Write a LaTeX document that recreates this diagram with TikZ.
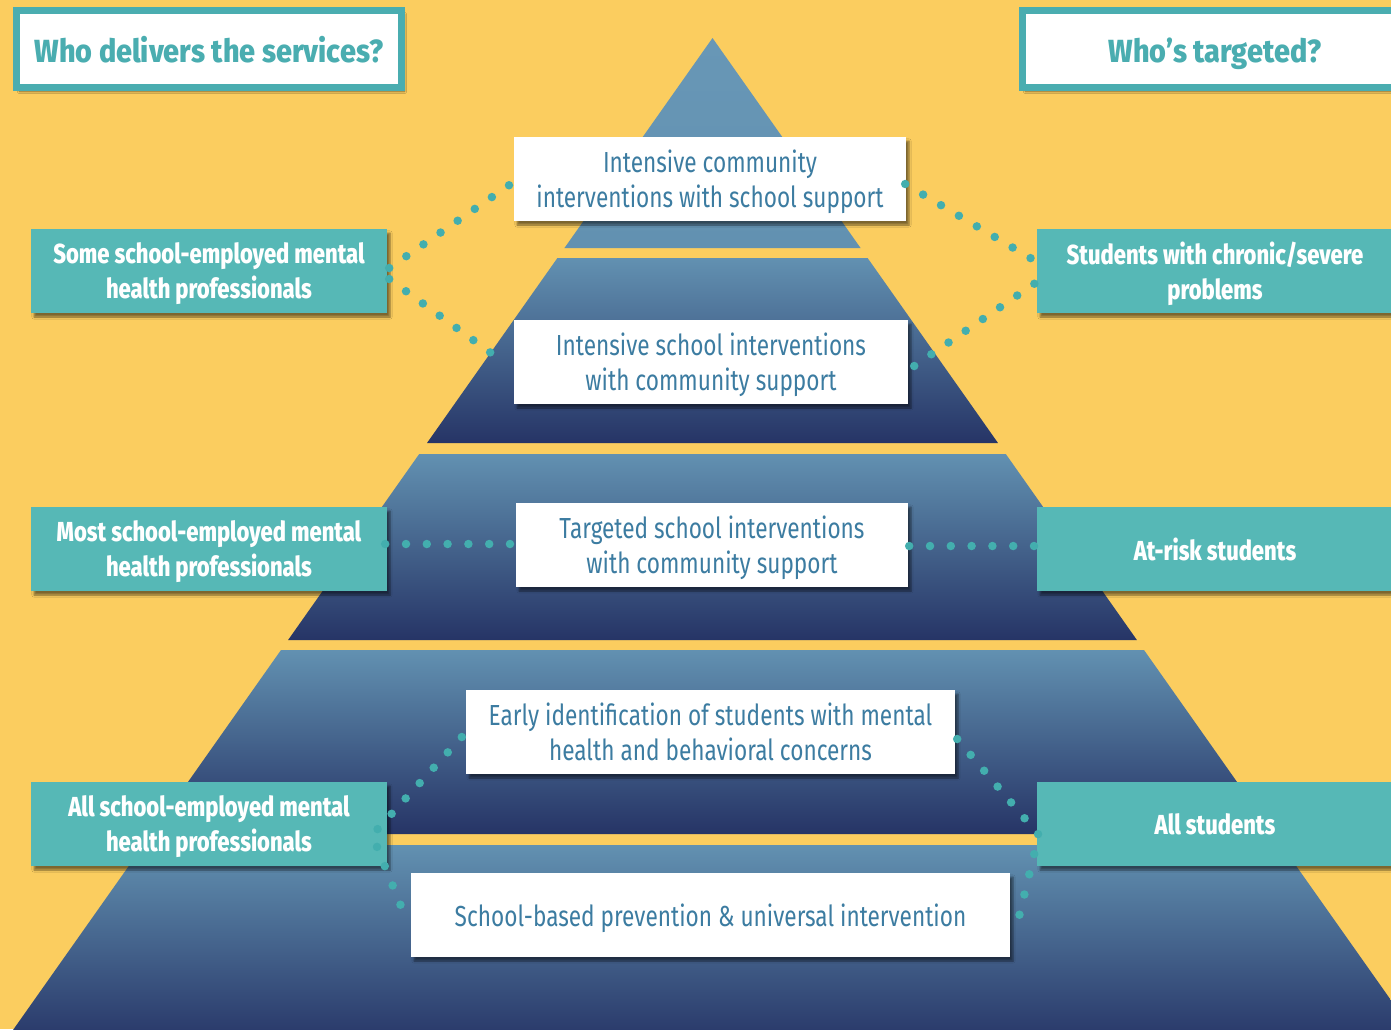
==
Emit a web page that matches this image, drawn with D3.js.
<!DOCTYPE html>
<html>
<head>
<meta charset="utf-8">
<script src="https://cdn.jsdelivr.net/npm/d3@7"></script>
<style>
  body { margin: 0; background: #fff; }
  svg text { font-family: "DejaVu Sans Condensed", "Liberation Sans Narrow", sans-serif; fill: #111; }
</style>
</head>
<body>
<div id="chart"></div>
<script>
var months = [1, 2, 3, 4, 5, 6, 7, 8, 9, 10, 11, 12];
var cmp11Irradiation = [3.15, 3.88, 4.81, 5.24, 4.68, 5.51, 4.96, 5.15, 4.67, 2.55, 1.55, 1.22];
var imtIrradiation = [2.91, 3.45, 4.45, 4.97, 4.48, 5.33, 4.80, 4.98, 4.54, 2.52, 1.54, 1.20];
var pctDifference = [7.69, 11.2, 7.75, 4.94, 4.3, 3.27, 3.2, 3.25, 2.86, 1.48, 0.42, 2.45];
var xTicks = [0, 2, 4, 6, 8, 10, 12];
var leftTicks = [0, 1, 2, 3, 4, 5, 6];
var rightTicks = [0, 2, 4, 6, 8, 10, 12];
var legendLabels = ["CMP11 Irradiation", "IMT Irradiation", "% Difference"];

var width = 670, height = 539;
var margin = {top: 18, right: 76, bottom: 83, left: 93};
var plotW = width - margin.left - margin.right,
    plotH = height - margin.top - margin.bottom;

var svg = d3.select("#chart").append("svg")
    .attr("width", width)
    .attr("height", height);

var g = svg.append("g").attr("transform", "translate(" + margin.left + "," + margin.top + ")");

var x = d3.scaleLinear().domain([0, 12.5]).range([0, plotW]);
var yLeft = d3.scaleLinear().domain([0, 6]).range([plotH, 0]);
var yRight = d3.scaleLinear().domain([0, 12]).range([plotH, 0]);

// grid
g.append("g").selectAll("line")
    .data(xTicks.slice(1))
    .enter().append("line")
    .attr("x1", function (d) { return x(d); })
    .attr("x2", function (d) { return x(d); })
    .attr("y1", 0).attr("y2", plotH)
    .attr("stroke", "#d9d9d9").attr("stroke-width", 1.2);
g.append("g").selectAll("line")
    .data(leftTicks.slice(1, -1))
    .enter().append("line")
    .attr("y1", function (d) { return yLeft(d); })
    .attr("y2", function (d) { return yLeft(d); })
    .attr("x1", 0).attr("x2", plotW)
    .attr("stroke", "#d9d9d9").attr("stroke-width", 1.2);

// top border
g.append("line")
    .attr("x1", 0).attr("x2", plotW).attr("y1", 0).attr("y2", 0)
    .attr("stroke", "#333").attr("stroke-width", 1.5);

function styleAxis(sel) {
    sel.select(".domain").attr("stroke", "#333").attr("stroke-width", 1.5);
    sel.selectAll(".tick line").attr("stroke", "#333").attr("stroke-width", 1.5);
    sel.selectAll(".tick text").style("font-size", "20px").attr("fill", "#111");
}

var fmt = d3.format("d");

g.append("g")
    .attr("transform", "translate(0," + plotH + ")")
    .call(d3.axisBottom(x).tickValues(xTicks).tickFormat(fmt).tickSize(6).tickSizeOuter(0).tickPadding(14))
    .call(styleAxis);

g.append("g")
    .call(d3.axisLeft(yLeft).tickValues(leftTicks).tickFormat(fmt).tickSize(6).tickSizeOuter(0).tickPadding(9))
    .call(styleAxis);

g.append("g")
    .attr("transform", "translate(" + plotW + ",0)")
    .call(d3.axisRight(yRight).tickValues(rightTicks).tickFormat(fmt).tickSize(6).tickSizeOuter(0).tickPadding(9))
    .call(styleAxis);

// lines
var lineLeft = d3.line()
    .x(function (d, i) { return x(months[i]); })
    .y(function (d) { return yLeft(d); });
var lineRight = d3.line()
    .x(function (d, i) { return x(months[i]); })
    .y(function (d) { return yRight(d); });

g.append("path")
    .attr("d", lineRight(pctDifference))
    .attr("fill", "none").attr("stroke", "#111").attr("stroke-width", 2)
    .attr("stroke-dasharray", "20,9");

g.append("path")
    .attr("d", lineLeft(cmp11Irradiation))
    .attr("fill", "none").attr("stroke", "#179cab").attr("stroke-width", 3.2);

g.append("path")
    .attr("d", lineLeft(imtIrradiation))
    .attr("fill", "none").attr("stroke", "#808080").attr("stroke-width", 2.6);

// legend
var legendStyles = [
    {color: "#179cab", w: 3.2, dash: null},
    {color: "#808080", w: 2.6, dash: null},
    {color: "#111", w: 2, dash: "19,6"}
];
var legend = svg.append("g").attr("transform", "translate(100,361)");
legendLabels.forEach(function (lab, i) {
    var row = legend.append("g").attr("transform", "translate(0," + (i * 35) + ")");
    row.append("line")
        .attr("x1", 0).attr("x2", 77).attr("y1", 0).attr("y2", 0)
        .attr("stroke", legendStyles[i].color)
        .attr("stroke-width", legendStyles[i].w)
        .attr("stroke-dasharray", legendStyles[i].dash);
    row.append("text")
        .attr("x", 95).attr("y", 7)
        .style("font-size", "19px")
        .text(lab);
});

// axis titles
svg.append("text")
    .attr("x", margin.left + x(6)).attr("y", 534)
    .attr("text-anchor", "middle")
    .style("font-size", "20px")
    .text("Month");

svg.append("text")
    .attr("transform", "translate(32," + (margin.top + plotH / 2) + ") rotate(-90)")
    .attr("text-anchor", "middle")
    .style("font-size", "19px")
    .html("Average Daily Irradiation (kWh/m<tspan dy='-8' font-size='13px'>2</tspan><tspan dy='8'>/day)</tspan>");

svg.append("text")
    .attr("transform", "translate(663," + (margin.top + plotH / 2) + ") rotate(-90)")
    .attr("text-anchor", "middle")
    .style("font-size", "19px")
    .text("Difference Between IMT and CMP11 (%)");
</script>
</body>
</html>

[SHORT EXERCISE] All lines holding the word "that" should be picked out and copied.

[ANSWER TO THE EXERCISE]
Write a LaTeX document that recreates this diagram with TikZ.
Emit a web page that matches this image, drawn with D3.js.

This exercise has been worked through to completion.